Most kids get their first dollar long before anyone teaches them what to do with it. The 3-Jar System closes that gap. It's a hands-on way to split money into Spend, Save, and Give the moment it arrives — so saving becomes a habit your child builds, not a lecture they tune out.
Why Three Jars Work Better Than One Piggy Bank
A single piggy bank teaches one thing: money goes in. It doesn't teach a child to make a decision about it. The moment you split money into three visible, labeled containers, every dollar that comes in requires a small choice — and kids learn through repetition, not explanation.

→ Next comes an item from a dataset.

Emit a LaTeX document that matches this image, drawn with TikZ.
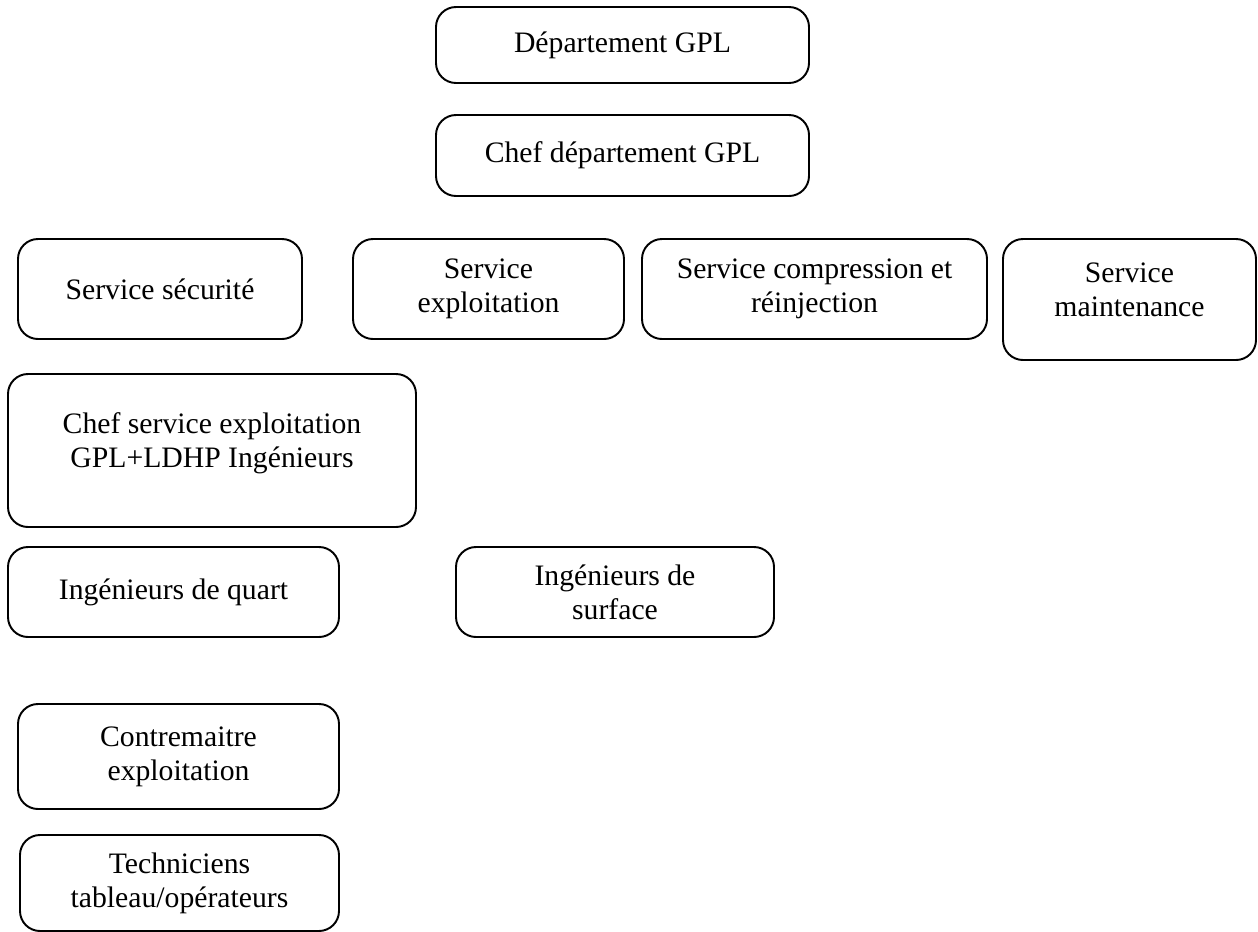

The three categories map to habits that matter for life, not just childhood:
- Spend — money for things they want now. This jar makes the other two feel like a choice, not a punishment.
- Save — money set aside for something bigger, tracked toward a specific goal.
- Give — money set aside for someone else, building the habit of generosity early.
What You'll Need
This isn't a project that requires a craft store trip. Most families already have everything on hand:
- Three jars, containers, or envelopes — mason jars work well because kids can see the money pile up
- Labels or stickers for "Spend," "Save," and "Give" — letting your child decorate these helps the system feel like theirs
- A small notebook or printable tracker for the Save jar's goal
Setting It Up This Weekend
- Pick the goal first. Before any money moves, ask your child what they're saving for. A specific toy, game, or experience makes the Save jar feel real instead of abstract.
- Decorate together. Ten minutes of labeling and decorating turns three plain jars into something your child is invested in maintaining.
- Set the split. Decide together what share of each dollar goes into each jar (more on suggested starting points below).
- Make the first deposit a ritual. Allowance, a birthday check, or chore money — whatever comes in next, split it together so the motion becomes familiar.
- Put the jars somewhere visible. A shelf in their room or a kitchen counter works better than a closet. Kids save more when they can see progress.
How to Decide the Split
There's no single right ratio, and what works for a 6-year-old won't match what works for a 14-year-old. A common starting point many families find easy to explain is roughly 50% Spend, 40% Save, 10% Give — then adjust based on your child's age and what they're saving toward. The goal isn't a perfect formula; it's a split simple enough that your child can do the math themselves.
Quick tip: For younger kids, round to numbers that divide easily — a $1 allowance splits cleanly into dimes, a $5 allowance into ones. Clean math keeps the focus on the habit, not the arithmetic.
Make the Save Jar Click With a Parent Match
Compound interest is a hard concept to feel at age 7. A simpler version that lands: offer to add a small bonus — say, an extra 10% — to whatever they put in the Save jar each week. It's not a guarantee of any real-world investment return, just a way to make "your money can grow if you leave it alone" feel true inside a system a child can actually watch.
Common Mistakes Parents Make
- Making the Spend jar feel like a loss. If 100% of every dollar goes to Save and Give, kids quietly resent the system. Spend money keeps it fair.
- Picking a goal that's too big. A goal that takes six months to reach loses a 6-year-old's interest by week three. Start with something reachable in a few weeks.
- Skipping the visible tracker. "Trust me, you're getting closer" doesn't work nearly as well as a hand-drawn progress bar your child can color in themselves.
- Forgetting the Give jar's destination. Decide in advance where Give money goes — a charity, a family member, a local cause — so it doesn't just sit there.
When to Move Past the Jars
Jars are a starting system, not a forever system. Once a child reliably tracks a goal and understands the three-way split, many families move the Save jar's contents into a real savings account so the habit carries into something that scales — usually somewhere between ages 8 and 10, though every kid is different. The concept stays exactly the same; only the container changes.